Only use create_snowflake_insights_asset_and_schedule in a single code location per deployment, as this will handle ingesting usage data from your entire deployment.

from dagster_cloud.dagster_insights import (
InsightsSnowflakeResource,
create_snowflake_insights_asset_and_schedule,
)

import dagster as dg

insights_definitions = create_snowflake_insights_asset_and_schedule(
start_date="2024-01-01-00:00"
)


@dg.asset
def snowflake_asset(snowflake: InsightsSnowflakeResource):
with snowflake.get_connection() as conn:
conn.cursor().execute("select 1")


defs = dg.Definitions(
assets=[snowflake_asset, *insights_definitions.assets],
schedules=[insights_definitions.schedule],
resources={
"snowflake": InsightsSnowflakeResource(
user=dg.EnvVar("SNOWFLAKE_USER"), password=dg.EnvVar("SNOWFLAKE_PASSWORD")
),
},
)

Tracking usage with dagster-dbt

If you use dagster-dbt to manage a dbt project that targets Snowflake, you can emit usage metrics to the Dagster+ API with the DbtCliResource.

First, add a .with_insights() call to your dbt.cli() command(s), and add Snowflake-specific insights definitions to your code using create_snowflake_insights_asset_and_schedule.

These additional definitions are required because Snowflake usage information is only available after a delay.
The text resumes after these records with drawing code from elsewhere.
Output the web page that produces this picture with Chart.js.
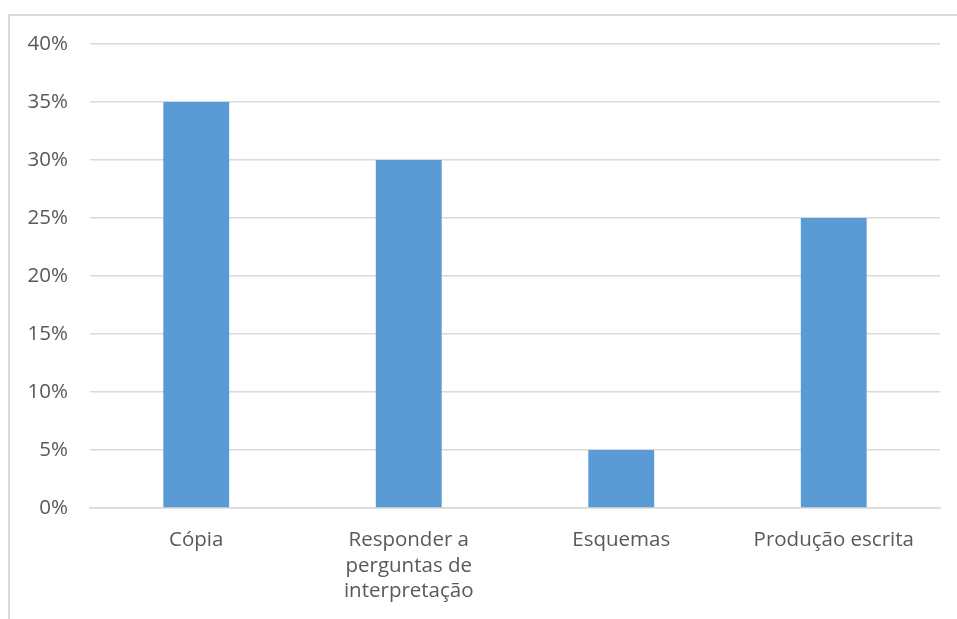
<!DOCTYPE html>
<html>
<head>
<meta charset="utf-8">
<script src="https://cdn.jsdelivr.net/npm/chart.js@4"></script>
<style>
  html, body { margin: 0; padding: 0; background: #fff; overflow: hidden; }
  #wrap { position: relative; width: 957px; height: 619px; }
  #frame { position: absolute; left: 8px; top: 14px; width: 1000px; height: 700px; border: 2px solid #d9d9d9; box-sizing: border-box; }
  canvas { position: absolute; left: 0; top: 0; }
</style>
</head>
<body>
<div id="wrap">
  <div id="frame"></div>
  <canvas id="barChart" width="957" height="619"></canvas>
</div>
<script>
// categorias e valores (%)
const categorias = ['Cópia', ['Responder a', 'perguntas de', 'interpretação'], 'Esquemas', 'Produção escrita'];
const valores = [35, 30, 5, 25];
const ticksY = [0, 5, 10, 15, 20, 25, 30, 35, 40];

const fonte = "'Open Sans', sans-serif";
const ctx = document.getElementById('barChart').getContext('2d');
new Chart(ctx, {
    type: 'bar',
    data: {
        labels: categorias,
        datasets: [{
            data: valores,
            backgroundColor: '#5b9bd5',
            barPercentage: 0.62,
            categoryPercentage: 0.5
        }]
    },
    options: {
        responsive: false,
        animation: false,
        layout: { padding: { top: 44, right: 17, left: 0, bottom: 0 } },
        plugins: {
            legend: { display: false },
            tooltip: { enabled: false }
        },
        scales: {
            x: {
                grid: { display: false },
                border: { color: '#d9d9d9', width: 1.5 },
                ticks: { color: '#595959', font: { family: fonte, size: 20.5, lineHeight: 1.23 }, padding: 12, maxRotation: 0 },
                afterFit: s => { s.height = 111; }
            },
            y: {
                min: 0,
                max: 40,
                afterBuildTicks: s => { s.ticks = ticksY.map(v => ({ value: v })); },
                grid: { color: '#d9d9d9', lineWidth: 1.5, drawTicks: false },
                border: { display: false },
                ticks: { color: '#595959', font: { family: fonte, size: 20.5 }, padding: 22, callback: v => v + '%' },
                afterFit: s => { s.width = 90; }
            }
        }
    }
});
</script>
</body>
</html>
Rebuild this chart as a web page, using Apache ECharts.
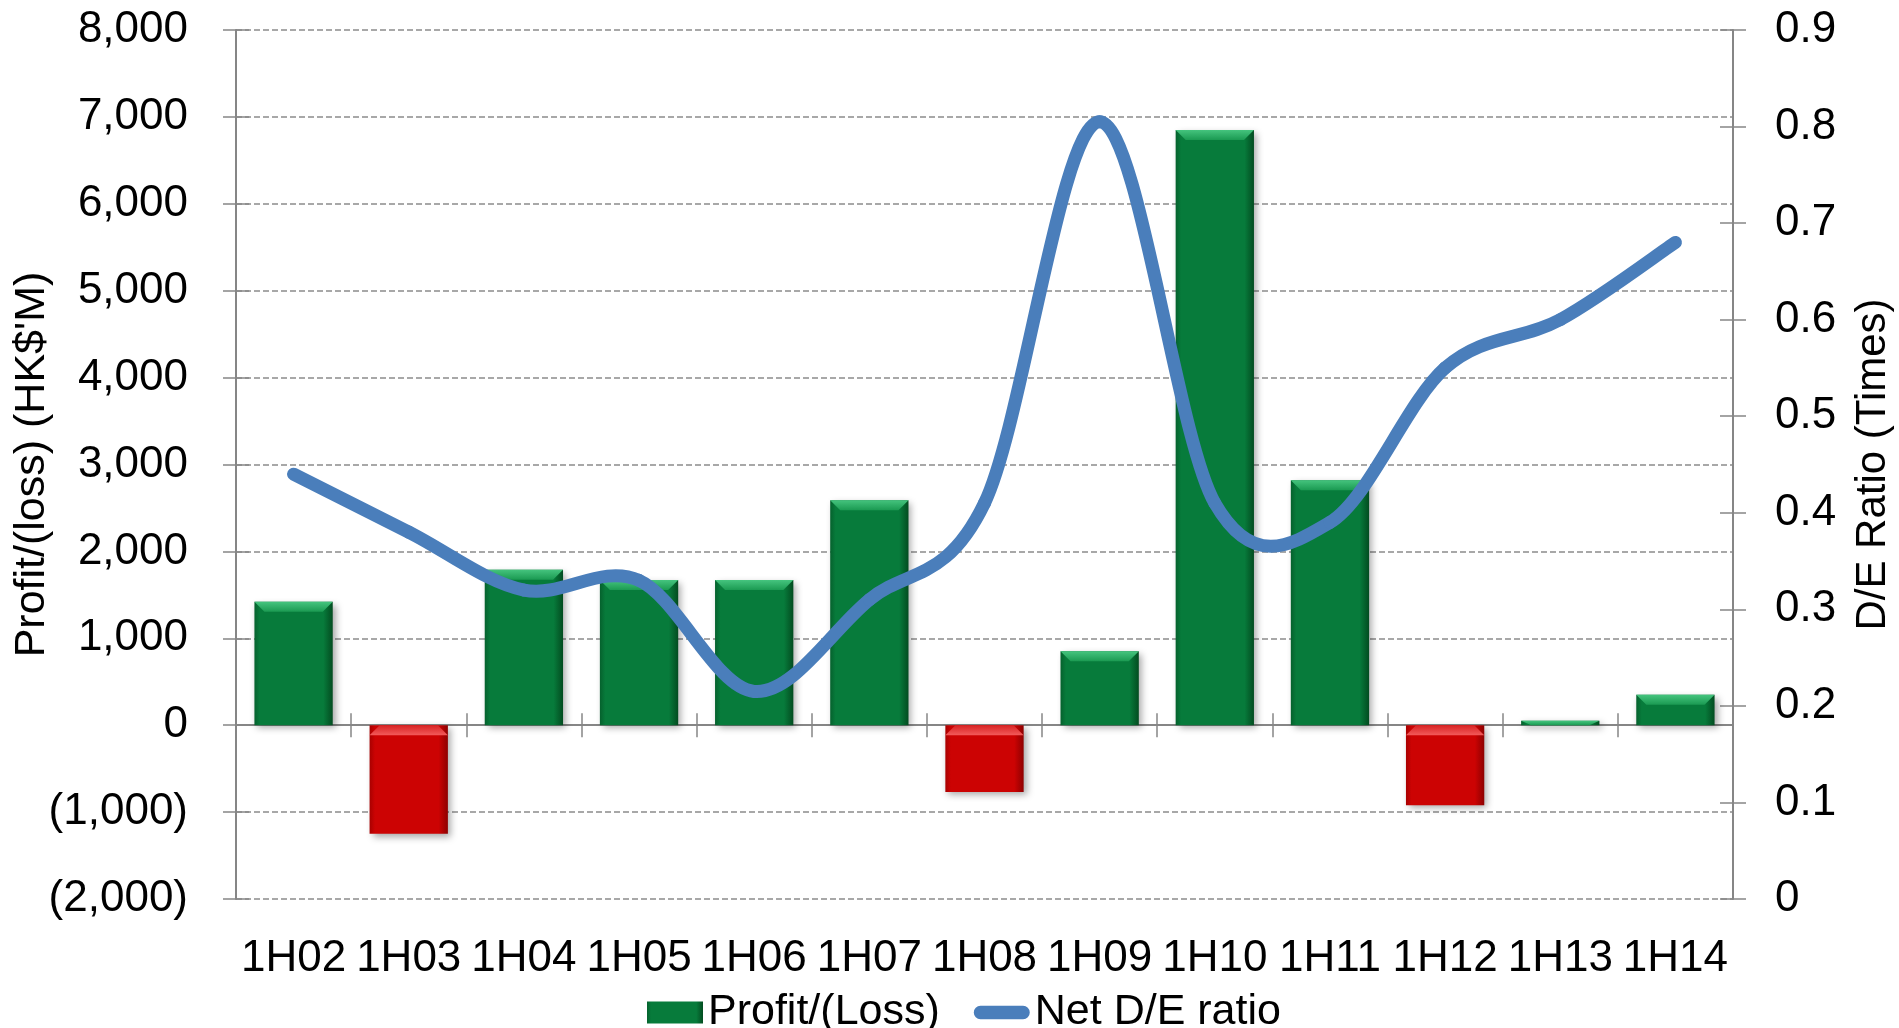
<!DOCTYPE html>
<html>
<head>
<meta charset="utf-8">
<script src="https://cdn.jsdelivr.net/npm/echarts@6/dist/echarts.min.js"></script>
<style>
  html, body { margin: 0; padding: 0; background: #ffffff; }
  #chart { width: 1899px; height: 1028px; }
</style>
</head>
<body>
<div id="chart"></div>
<script>
// Half-year results and gearing
const categories = ['1H02', '1H03', '1H04', '1H05', '1H06', '1H07', '1H08', '1H09', '1H10', '1H11', '1H12', '1H13', '1H14'];
const profitLoss = [1420, -1250, 1790, 1670, 1670, 2590, -770, 850, 6850, 2820, -920, 50, 350];
const netDeRatio = [0.44, 0.38, 0.32, 0.33, 0.215, 0.31, 0.41, 0.805, 0.41, 0.39, 0.55, 0.60, 0.68];

const profitAxisRange = [-2000, 8000];
const profitAxisStep = 1000;
const ratioAxisRange = [0, 0.9];
const ratioAxisStep = 0.1;

const FONT = 'Liberation Sans, Arial, sans-serif';
const AXIS_GREY = '#868686';
const LINE_BLUE = '#4a7ebb';

function hGrad(stops) {
  return new echarts.graphic.LinearGradient(0, 0, 1, 0, stops.map(s => ({ offset: s[0], color: s[1] })));
}
function vGrad(stops) {
  return new echarts.graphic.LinearGradient(0, 0, 0, 1, stops.map(s => ({ offset: s[0], color: s[1] })));
}

const greenBody = hGrad([[0, '#05612d'], [0.07, '#077b3b'], [0.88, '#077b3b'], [1, '#034c20']]);
const redBody = hGrad([[0, '#a80000'], [0.07, '#cc0303'], [0.88, '#cc0303'], [1, '#8e0000']]);
const greenBevel = vGrad([[0, '#45c47e'], [1, '#1b9a52']]);
const redBevel = vGrad([[0, '#f25a5a'], [1, '#d82222']]);

const fmtProfit = v => {
  const s = Math.abs(v).toLocaleString('en-US');
  return v < 0 ? '(' + s + ')' : s;
};
const fmtRatio = v => (v === 0 ? '0' : v.toFixed(1));

const barData = profitLoss.map(v => ({
  value: v,
  itemStyle: { color: v >= 0 ? greenBody : redBody }
}));

// light bevel strip along the upper edge of each bar
const bevelPath = 'path://M0,0 L78,0 L68,10 L10,10 Z';
const bevelData = profitLoss.map(v => ({
  value: v,
  symbolPosition: v >= 0 ? 'end' : 'start',
  symbolSize: Math.abs(v) < 150 ? ['100%', '100%'] : ['100%', 10],
  itemStyle: { color: v >= 0 ? greenBevel : redBevel }
}));

const ratioPoints = netDeRatio.map((v, i) => [i, v]);

// smoothed ratio curve: cubic segments with control points at 1/6 of the neighbour chord
function renderRatioSegment(params, api) {
  const i = params.dataIndexInside;
  const n = params.dataInsideLength;
  if (i >= n - 1) return { type: 'group', children: [] };
  const pt = k => {
    const j = Math.max(0, Math.min(n - 1, k));
    return api.coord([api.value(0, j), api.value(1, j)]);
  };
  const p0 = pt(i - 1), p1 = pt(i), p2 = pt(i + 1), p3 = pt(i + 2);
  const t = 1 / 6;
  return {
    type: 'bezierCurve',
    shape: {
      x1: p1[0], y1: p1[1],
      x2: p2[0], y2: p2[1],
      cpx1: p1[0] + (p2[0] - p0[0]) * t, cpy1: p1[1] + (p2[1] - p0[1]) * t,
      cpx2: p2[0] - (p3[0] - p1[0]) * t, cpy2: p2[1] - (p3[1] - p1[1]) * t
    },
    style: { fill: null, stroke: LINE_BLUE, lineWidth: 13, lineCap: 'round', lineJoin: 'round' }
  };
}

const chart = echarts.init(document.getElementById('chart'), null, { renderer: 'canvas' });

chart.setOption({
  backgroundColor: '#ffffff',
  animation: false,
  textStyle: { fontFamily: FONT },
  grid: {
    left: 236, right: 166, top: 30, bottom: 129,
    containLabel: false,
    outerBoundsMode: 'none'
  },
  legend: {
    data: [
      { name: 'Profit/(Loss)', icon: 'rect' },
      { name: 'Net D/E ratio', icon: 'path://M7.5,0 L55.5,0 A7.5,7.5 0 0 1 55.5,15 L7.5,15 A7.5,7.5 0 0 1 7.5,0 Z' }
    ],
    left: 642,
    top: 986,
    itemWidth: 56,
    itemHeight: 22,
    itemGap: 34,
    symbolKeepAspect: true,
    textStyle: { fontFamily: FONT, fontSize: 43, color: '#000000' }
  },
  xAxis: [
    {
      // category labels along the bottom edge
      type: 'category',
      data: categories,
      position: 'bottom',
      axisLine: { show: false, onZero: false },
      axisTick: { show: false },
      axisLabel: { interval: 0, margin: 38, fontFamily: FONT, fontSize: 44, color: '#000000' },
      splitLine: { show: false }
    },
    {
      // baseline at zero with outward ticks
      type: 'category',
      data: categories,
      position: 'bottom',
      axisLine: { show: true, onZero: true, onZeroAxisIndex: 0, lineStyle: { color: AXIS_GREY, width: 2 } },
      axisTick: { show: true, length: 12, lineStyle: { color: AXIS_GREY, width: 1.5 } },
      axisLabel: { show: false },
      splitLine: { show: false }
    },
    {
      // inward half of the crossing ticks
      type: 'category',
      data: categories,
      position: 'bottom',
      axisLine: { show: false, onZero: true, onZeroAxisIndex: 0 },
      axisTick: { show: true, inside: true, length: 12, lineStyle: { color: AXIS_GREY, width: 1.5 } },
      axisLabel: { show: false },
      splitLine: { show: false }
    }
  ],
  yAxis: [
    {
      type: 'value',
      position: 'left',
      min: profitAxisRange[0], max: profitAxisRange[1], interval: profitAxisStep,
      name: "Profit/(loss) (HK$'M)",
      nameLocation: 'middle',
      nameRotate: 90,
      nameGap: 182,
      nameMoveOverlap: false,
      nameTextStyle: { fontFamily: FONT, fontSize: 43, color: '#000000' },
      axisLine: { show: true, lineStyle: { color: AXIS_GREY, width: 2 } },
      axisTick: { show: true, length: 13, lineStyle: { color: AXIS_GREY, width: 1.5 } },
      axisLabel: { margin: 48, fontFamily: FONT, fontSize: 44, color: '#000000', formatter: fmtProfit },
      splitLine: { show: true, lineStyle: { color: '#8c8c8c', width: 1.5, type: [6, 3] } }
    },
    {
      type: 'value',
      position: 'right',
      min: ratioAxisRange[0], max: ratioAxisRange[1], interval: ratioAxisStep,
      name: 'D/E Ratio (Times)',
      nameLocation: 'middle',
      nameRotate: 90,
      nameGap: 119,
      nameMoveOverlap: false,
      nameTextStyle: { fontFamily: FONT, fontSize: 42, color: '#000000' },
      axisLine: { show: true, lineStyle: { color: AXIS_GREY, width: 2 } },
      axisTick: { show: true, length: 13, lineStyle: { color: AXIS_GREY, width: 1.5 } },
      axisLabel: { margin: 42, fontFamily: FONT, fontSize: 44, color: '#000000', formatter: fmtRatio },
      splitLine: { show: false }
    },
    {
      type: 'value',
      position: 'left',
      min: profitAxisRange[0], max: profitAxisRange[1], interval: profitAxisStep,
      axisLine: { show: false },
      axisTick: { show: true, inside: true, length: 13, lineStyle: { color: AXIS_GREY, width: 1.5 } },
      axisLabel: { show: false },
      splitLine: { show: false }
    },
    {
      type: 'value',
      position: 'right',
      min: ratioAxisRange[0], max: ratioAxisRange[1], interval: ratioAxisStep,
      axisLine: { show: false },
      axisTick: { show: true, inside: true, length: 13, lineStyle: { color: AXIS_GREY, width: 1.5 } },
      axisLabel: { show: false },
      splitLine: { show: false }
    }
  ],
  series: [
    {
      name: 'Profit/(Loss)',
      type: 'bar',
      xAxisIndex: 0,
      yAxisIndex: 0,
      barWidth: '68%',
      data: barData,
      itemStyle: {
        color: greenBody,
        shadowColor: 'rgba(0,0,0,0.35)',
        shadowBlur: 7,
        shadowOffsetX: 3,
        shadowOffsetY: 3
      },
      z: 2
    },
    {
      name: 'bevel',
      type: 'pictorialBar',
      xAxisIndex: 0,
      yAxisIndex: 0,
      barWidth: '68%',
      symbol: bevelPath,
      symbolRepeat: false,
      data: bevelData,
      silent: true,
      z: 3
    },
    {
      name: 'Net D/E ratio',
      type: 'custom',
      xAxisIndex: 0,
      yAxisIndex: 1,
      data: ratioPoints,
      encode: { x: 0, y: 1 },
      renderItem: renderRatioSegment,
      clip: false,
      itemStyle: { color: LINE_BLUE },
      silent: true,
      z: 5
    }
  ]
});
</script>
</body>
</html>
These definitions automatically handle running a computation on a schedule to ingest Snowflake usage information from the previous hour.

note

Only use create_snowflake_insights_asset_and_schedule in a single code location per deployment, as this will handle ingesting usage data from your entire deployment.

from dagster_cloud.dagster_insights import (
InsightsSnowflakeResource,
create_snowflake_insights_asset_and_schedule,
)
from dagster_dbt import DbtCliResource, dbt_assets
from path import Path

import dagster as dg

insights_definitions = create_snowflake_insights_asset_and_schedule(
start_date="2024-01-01-00:00"
)


@dbt_assets(manifest=Path(__file__).parent / "manifest.json")
def my_asset(context: dg.AssetExecutionContext, dbt: DbtCliResource):
yield from dbt.cli(["build"], context=context).stream().with_insights()


defs = dg.Definitions(
assets=[my_asset, *insights_definitions.assets],
schedules=[insights_definitions.schedule],
resources={
"snowflake": InsightsSnowflakeResource(
user=dg.EnvVar("SNOWFLAKE_USER"), password=dg.EnvVar("SNOWFLAKE_PASSWORD")
)
},
)

Then, add the following to your dbt_project.yml:

name: "dbt_project"
version: "0.0.1"
config-version: 2

query-comment:
comment: "snowflake_dagster_dbt_v1_opaque_id[[[{{ node.unique_id }}:{{ invocation_id }}]]]"
append: true

This adds a comment to each query, which is used by Dagster+ to attribute cost metrics to the correct assets.